== Provided data

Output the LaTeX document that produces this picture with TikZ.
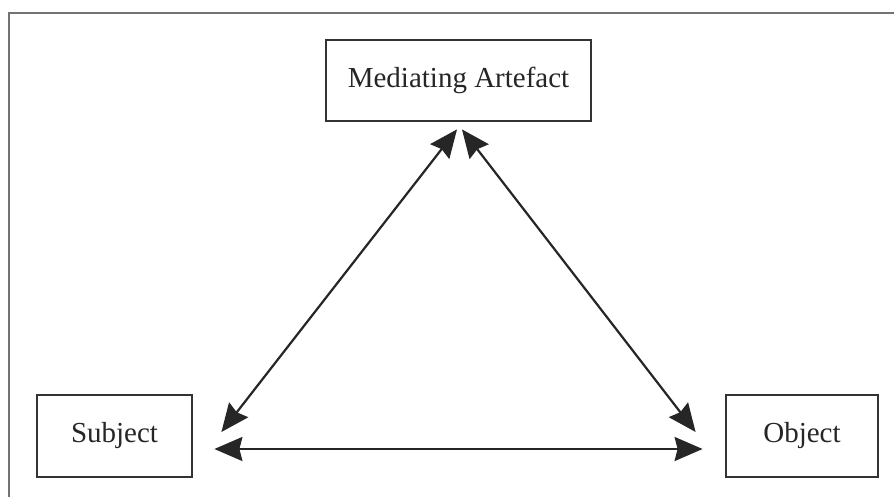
\documentclass[tikz,border=0pt]{standalone}
\usepackage{fontspec}
\setmainfont{Liberation Serif}
\usetikzlibrary{arrows.meta}
\begin{document}
\begin{tikzpicture}[x=1pt,y=-1pt,
  box/.style={draw=black!80, line width=2.8pt, fill=white, inner sep=0pt,
    font=\fontsize{29}{30}\selectfont, text=black!85},
  link/.style={draw=black!85, line width=2.2pt,
    {Stealth[length=28pt,width=24pt,inset=3pt]}-{Stealth[length=28pt,width=24pt,inset=3pt]}}]
\useasboundingbox (0,0) rectangle (894,497);
\fill[white] (0,0) rectangle (894,497);
\draw[black!55, line width=1.8pt] (9,497) -- (9,13) -- (894,13);
\node[box, minimum width=265pt, minimum height=81pt] (ma) at (458.5,80.5) {Mediating Artefact};
\node[box, minimum width=155pt, minimum height=82pt] (sub) at (114.5,436) {Subject};
\node[box, minimum width=152pt, minimum height=82pt] (obj) at (802,436) {Object};
\draw[link] ([xshift=-1.5pt,yshift=-7pt]ma.south) -- ([xshift=28pt,yshift=4pt]sub.east);
\draw[link] ([xshift=3.5pt,yshift=-7pt]ma.south) -- ([xshift=-29pt,yshift=4pt]obj.west);
\draw[link] ([xshift=21pt,yshift=-13pt]sub.east) -- ([xshift=-22pt,yshift=-13pt]obj.west);
\end{tikzpicture}
\end{document}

====

> _Given request_: Repeat the listing above exactly, with no pictures.

> _Solution for this task_:
Output the LaTeX document that produces this picture with TikZ.
\documentclass[tikz,border=0pt]{standalone}
\usepackage{fontspec}
\setmainfont{Liberation Serif}
\usetikzlibrary{arrows.meta}
\begin{document}
\begin{tikzpicture}[x=1pt,y=-1pt,
  box/.style={draw=black!80, line width=2.8pt, fill=white, inner sep=0pt,
    font=\fontsize{29}{30}\selectfont, text=black!85},
  link/.style={draw=black!85, line width=2.2pt,
    {Stealth[length=28pt,width=24pt,inset=3pt]}-{Stealth[length=28pt,width=24pt,inset=3pt]}}]
\useasboundingbox (0,0) rectangle (894,497);
\fill[white] (0,0) rectangle (894,497);
\draw[black!55, line width=1.8pt] (9,497) -- (9,13) -- (894,13);
\node[box, minimum width=265pt, minimum height=81pt] (ma) at (458.5,80.5) {Mediating Artefact};
\node[box, minimum width=155pt, minimum height=82pt] (sub) at (114.5,436) {Subject};
\node[box, minimum width=152pt, minimum height=82pt] (obj) at (802,436) {Object};
\draw[link] ([xshift=-1.5pt,yshift=-7pt]ma.south) -- ([xshift=28pt,yshift=4pt]sub.east);
\draw[link] ([xshift=3.5pt,yshift=-7pt]ma.south) -- ([xshift=-29pt,yshift=4pt]obj.west);
\draw[link] ([xshift=21pt,yshift=-13pt]sub.east) -- ([xshift=-22pt,yshift=-13pt]obj.west);
\end{tikzpicture}
\end{document}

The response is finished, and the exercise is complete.